Hoffnung für unsichtbare Musikerinnen
Vourc’h zeigt anhand vieler Beispiele, dass dies keine bloße Theorie ist. In einem Viertel im Norden von Marseille wurde ein großes Kaufhaus aufgefordert, sein Personal vor Ort zu rekrutieren. „Aber man musste darauf achten, dass nicht zuerst Weiße, dann Araber und ganz zum Schluss Schwarze eingestellt wurden.“ Die Zusammenarbeit der Elitehochschule Sciences-Po mit den bildungspolitischen Prioritätsgebieten (ZEP) findet er gut, denn sie öffne Türen für viele junge Menschen aus Problemvierteln, und „sie wirkt in zwei Richtungen, indem sie am unteren Ende Gymnasien, Lehrer und vor allem Schüler mobilisiert und am oberen auf alle Eliteuniversitäten erweitert werden könnte“.
Für einen ebenso wichtigen Reformschritt hält der Forscher den anonymisierten Lebenslauf, der „die betroffenen Menschen überhaupt erst in die Lage versetzt, an einen Job zu kommen“. Er erinnert an einen Bericht von Hyacinthe Ravet7 über die Einstellung von Musikern in ein Orchester: Erst nachdem die Kandidaten hinter einem Vorhang vorspielten, wurden auch Musikerinnen ausgewählt. Man dürfe jedoch nicht vergessen, dass „der Kampf gegen die Diskriminierung bei der Einstellung für das gesamte Berufsleben fortgesetzt werden muss, denn die Diskriminierung verläuft überall nach dem gleichen Muster“.

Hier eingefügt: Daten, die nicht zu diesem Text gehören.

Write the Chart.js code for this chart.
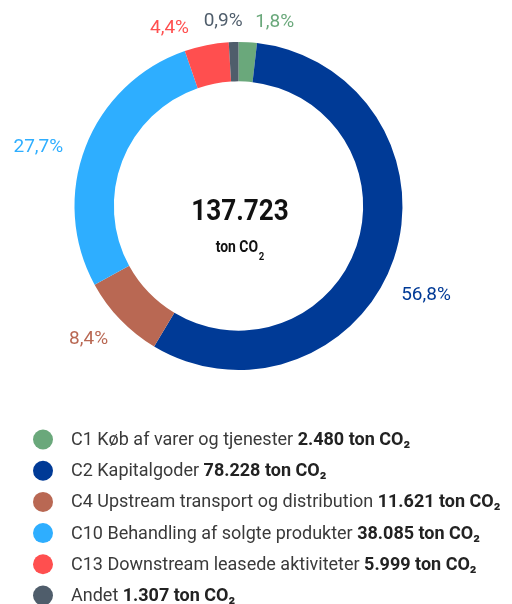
<!DOCTYPE html>
<html>
<head>
<meta charset="utf-8">
<script src="https://cdn.jsdelivr.net/npm/chart.js@4/dist/chart.umd.min.js"></script>
<style>
  html, body { margin: 0; padding: 0; background: #ffffff; }
  canvas { display: block; }
</style>
</head>
<body>
<canvas id="c" width="512" height="604"></canvas>
<script>
// Scope 3 emissions by category (ton CO2)
const categories = [
  'C1 Køb af varer og tjenester',
  'C2 Kapitalgoder',
  'C4 Upstream transport og distribution',
  'C10 Behandling af solgte produkter',
  'C13 Downstream leasede aktiviteter',
  'Andet'
];
const emissions = [2480, 78228, 11621, 38085, 5999, 1307];
const valueLabels = ['2.480', '78.228', '11.621', '38.085', '5.999', '1.307'];
const percentLabels = ['1,8%', '56,8%', '8,4%', '27,7%', '4,4%', '0,9%'];
const totalLabel = '137.723';
const colors = ['#6aa87b', '#003a96', '#b96853', '#2eaeff', '#ff4f4f', '#4f5d6b'];

const FONT = 'Roboto, "Noto Sans", sans-serif';

// small angular shifts (degrees) that keep the outer labels clear of each other
const labelShift = [7.8, 6.6, 2.5, -4.6, -9.8, -3.0];

const outerLabels = {
  id: 'outerLabels',
  afterDatasetsDraw(chart) {
    const ctx = chart.ctx;
    const meta = chart.getDatasetMeta(0);
    ctx.save();
    ctx.font = '19px ' + FONT;
    ctx.textAlign = 'center';
    ctx.textBaseline = 'middle';
    meta.data.forEach((arc, i) => {
      const p = arc.getProps(['x', 'y', 'startAngle', 'endAngle', 'outerRadius'], true);
      const mid = (p.startAngle + p.endAngle) / 2 + labelShift[i] * Math.PI / 180;
      const w = ctx.measureText(percentLabels[i]).width;
      const r = p.outerRadius + 21 + Math.abs(Math.cos(mid)) * w / 2;
      ctx.fillStyle = colors[i];
      ctx.fillText(percentLabels[i], p.x + Math.cos(mid) * r, p.y + Math.sin(mid) * r + 1);
    });

    // centre total, set in a slightly narrowed bold face
    const cx = meta.data[0].x + 1.5, cy = meta.data[0].y;
    const squeeze = 0.87;
    ctx.fillStyle = '#111111';
    ctx.textBaseline = 'alphabetic';
    ctx.save();
    ctx.translate(cx, 0);
    ctx.scale(squeeze, 1);
    ctx.textAlign = 'center';
    ctx.font = 'bold 30px ' + FONT;
    ctx.fillText(totalLabel, 0, 220);
    ctx.font = 'bold 16px ' + FONT;
    const t = 'ton CO';
    const tw = ctx.measureText(t).width;
    ctx.font = 'bold 11px ' + FONT;
    const sw = ctx.measureText('2').width;
    const x0 = -(tw + sw + 1) / 2;
    ctx.textAlign = 'left';
    ctx.font = 'bold 16px ' + FONT;
    ctx.fillText(t, x0, 251.5);
    ctx.font = 'bold 11px ' + FONT;
    ctx.fillText('2', x0 + tw + 1, 259.5);
    ctx.restore();
    ctx.restore();
  }
};

const bottomLegend = {
  id: 'bottomLegend',
  afterDraw(chart) {
    const ctx = chart.ctx;
    ctx.save();
    const top = 439.5, step = 31.2;
    categories.forEach((name, i) => {
      const y = top + i * step;
      ctx.beginPath();
      ctx.arc(43, y, 10, 0, Math.PI * 2);
      ctx.fillStyle = colors[i];
      ctx.fill();
      ctx.textBaseline = 'middle';
      ctx.textAlign = 'left';
      ctx.font = '18px ' + FONT;
      ctx.fillStyle = '#3a3a3a';
      const lead = name + ' ';
      ctx.fillText(lead, 71, y + 1);
      const lw = ctx.measureText(lead).width;
      ctx.font = 'bold 18px ' + FONT;
      ctx.fillStyle = '#222222';
      ctx.fillText(valueLabels[i] + ' ton CO\u2082', 71 + lw, y + 1);
    });
    ctx.restore();
  }
};

new Chart(document.getElementById('c'), {
  type: 'doughnut',
  data: {
    labels: categories,
    datasets: [{
      data: emissions,
      backgroundColor: colors,
      borderWidth: 0,
      hoverOffset: 0
    }]
  },
  options: {
    responsive: false,
    animation: false,
    events: [],
    cutout: '76%',
    layout: { padding: { top: 42, bottom: 234, left: 74.5, right: 109.5 } },
    plugins: {
      legend: { display: false },
      tooltip: { enabled: false }
    }
  },
  plugins: [outerLabels, bottomLegend]
});
</script>
</body>
</html>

Der Soziologe Smaïn Laacher spricht sich für jede Maßnahme aus, die „Männern oder Frauen“ hilft, „die wegen ihrer Hautfarbe, ihres Namens und/oder ihres Geburtsorts, drei lebenslänglichen Identitätsmerkmalen, diskriminiert werden“. Er fürchtet jedoch, man könnte „die öffentliche Aufmerksamkeit und Spendenbereitschaft nur gegen die Auswirkungen mobilisieren, statt sich den Ursachen zuzuwenden“.
„Früher“, fährt Laacher fort, „sorgte die Schule sowohl für eine Trennung (von der eigenen ethnischen Gruppe) als auch für eine Verbindung (zu anderen sozialen Gruppen). Durch die Ghettoisierung und die fehlenden Mittel kann sie dieser Aufgabe immer weniger nachkommen.“ Angesichts dieser Herausforderung erscheint ihm die „positive Diskriminierung“ als ebenso pathetisch wie lächerlich.